Information shown:
start

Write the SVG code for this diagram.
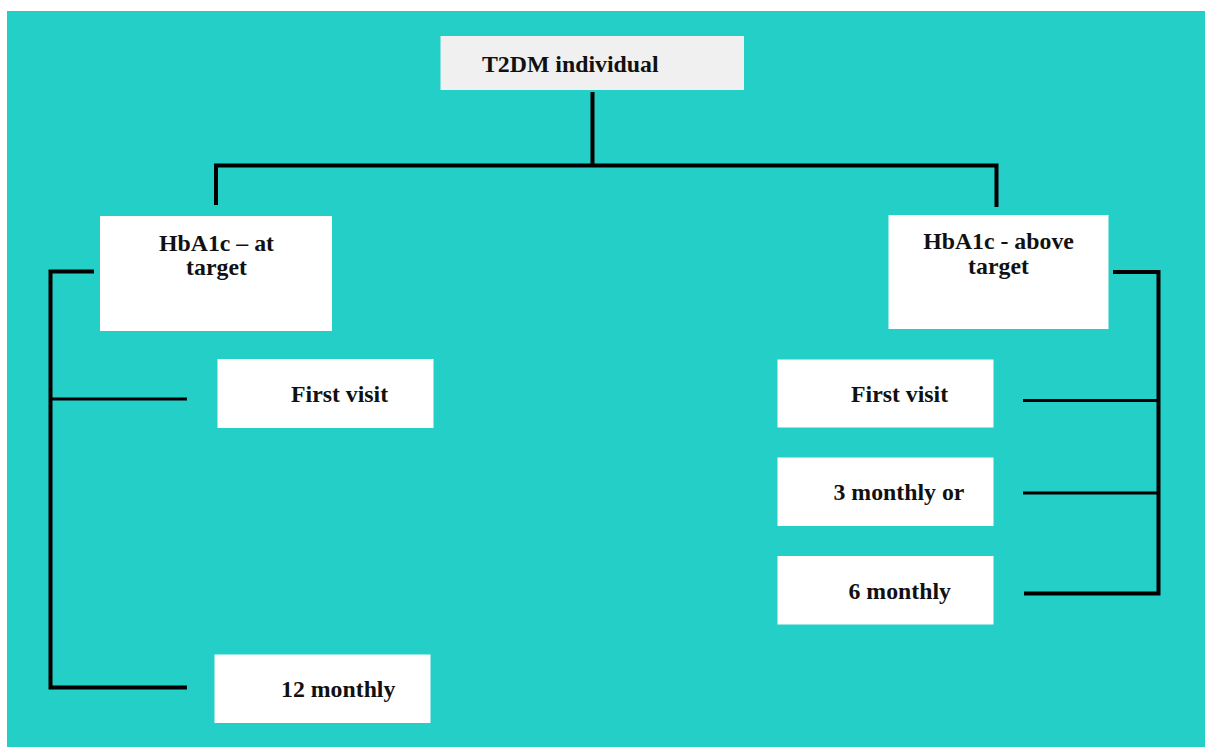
<svg xmlns="http://www.w3.org/2000/svg" width="1205" height="747" viewBox="0 0 1205 747">
<style>
.box{fill:#ffffff}
.top{fill:#f0f0f0}
.t{font-family:"Liberation Serif","Times New Roman",serif;font-weight:bold;font-size:23.8px;fill:#111111}
.c{text-anchor:middle}
.ln{stroke:#000000;stroke-width:4;fill:none;stroke-linecap:butt;stroke-linejoin:miter}
.br{stroke:#000000;stroke-width:3;fill:none}
</style>
<rect x="0" y="0" width="1205" height="747" fill="#ffffff"/>
<rect x="7" y="11" width="1198" height="736" fill="#24cfc8"/>
<g id="connectors">
<line class="ln" x1="592.5" y1="92" x2="592.5" y2="165.5"/>
<polyline class="ln" points="216,205 216,165.5 996.5,165.5 996.5,207"/>
<polyline class="ln" points="94,271.5 50.5,271.5 50.5,687.5 187,687.5"/>
<line class="br" x1="50.5" y1="399" x2="187" y2="399"/>
<polyline class="ln" points="1113,272 1158.5,272 1158.5,593.5 1024,593.5"/>
<line class="br" x1="1023" y1="400.5" x2="1158.5" y2="400.5"/>
<line class="br" x1="1023" y1="493" x2="1158.5" y2="493"/>
</g>
<g id="t2dm">
<rect class="top" x="440.5" y="36" width="303.5" height="54"/>
<text class="t" x="482" y="72">T2DM individual</text>
</g>
<g id="at-target">
<rect class="box" x="100" y="216" width="232" height="115"/>
<text class="t c" x="216.5" y="250.5">HbA1c – at</text>
<text class="t c" x="216.5" y="274.5">target</text>
</g>
<g id="above-target">
<rect class="box" x="888.5" y="215" width="220" height="114"/>
<text class="t c" x="998.5" y="249">HbA1c - above</text>
<text class="t c" x="998.5" y="274">target</text>
</g>
<g id="left-first-visit">
<rect class="box" x="217.5" y="359" width="216" height="69"/>
<text class="t" x="291" y="402">First visit</text>
</g>
<g id="left-12-monthly">
<rect class="box" x="214.5" y="654.5" width="216" height="68.5"/>
<text class="t" x="281" y="697">12 monthly</text>
</g>
<g id="right-first-visit">
<rect class="box" x="777.5" y="359.5" width="216" height="68"/>
<text class="t" x="851" y="401.5">First visit</text>
</g>
<g id="right-3-monthly">
<rect class="box" x="777.5" y="457.5" width="216" height="68.5"/>
<text class="t" x="833.5" y="500">3 monthly or</text>
</g>
<g id="right-6-monthly">
<rect class="box" x="777.5" y="556" width="216" height="68.5"/>
<text class="t" x="848.5" y="598.5">6 monthly</text>
</g>
</svg>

end

Print the full listing exactly, dropping the pictures.

Write the SVG code for this diagram.
<svg xmlns="http://www.w3.org/2000/svg" width="1205" height="747" viewBox="0 0 1205 747">
<style>
.box{fill:#ffffff}
.top{fill:#f0f0f0}
.t{font-family:"Liberation Serif","Times New Roman",serif;font-weight:bold;font-size:23.8px;fill:#111111}
.c{text-anchor:middle}
.ln{stroke:#000000;stroke-width:4;fill:none;stroke-linecap:butt;stroke-linejoin:miter}
.br{stroke:#000000;stroke-width:3;fill:none}
</style>
<rect x="0" y="0" width="1205" height="747" fill="#ffffff"/>
<rect x="7" y="11" width="1198" height="736" fill="#24cfc8"/>
<g id="connectors">
<line class="ln" x1="592.5" y1="92" x2="592.5" y2="165.5"/>
<polyline class="ln" points="216,205 216,165.5 996.5,165.5 996.5,207"/>
<polyline class="ln" points="94,271.5 50.5,271.5 50.5,687.5 187,687.5"/>
<line class="br" x1="50.5" y1="399" x2="187" y2="399"/>
<polyline class="ln" points="1113,272 1158.5,272 1158.5,593.5 1024,593.5"/>
<line class="br" x1="1023" y1="400.5" x2="1158.5" y2="400.5"/>
<line class="br" x1="1023" y1="493" x2="1158.5" y2="493"/>
</g>
<g id="t2dm">
<rect class="top" x="440.5" y="36" width="303.5" height="54"/>
<text class="t" x="482" y="72">T2DM individual</text>
</g>
<g id="at-target">
<rect class="box" x="100" y="216" width="232" height="115"/>
<text class="t c" x="216.5" y="250.5">HbA1c – at</text>
<text class="t c" x="216.5" y="274.5">target</text>
</g>
<g id="above-target">
<rect class="box" x="888.5" y="215" width="220" height="114"/>
<text class="t c" x="998.5" y="249">HbA1c - above</text>
<text class="t c" x="998.5" y="274">target</text>
</g>
<g id="left-first-visit">
<rect class="box" x="217.5" y="359" width="216" height="69"/>
<text class="t" x="291" y="402">First visit</text>
</g>
<g id="left-12-monthly">
<rect class="box" x="214.5" y="654.5" width="216" height="68.5"/>
<text class="t" x="281" y="697">12 monthly</text>
</g>
<g id="right-first-visit">
<rect class="box" x="777.5" y="359.5" width="216" height="68"/>
<text class="t" x="851" y="401.5">First visit</text>
</g>
<g id="right-3-monthly">
<rect class="box" x="777.5" y="457.5" width="216" height="68.5"/>
<text class="t" x="833.5" y="500">3 monthly or</text>
</g>
<g id="right-6-monthly">
<rect class="box" x="777.5" y="556" width="216" height="68.5"/>
<text class="t" x="848.5" y="598.5">6 monthly</text>
</g>
</svg>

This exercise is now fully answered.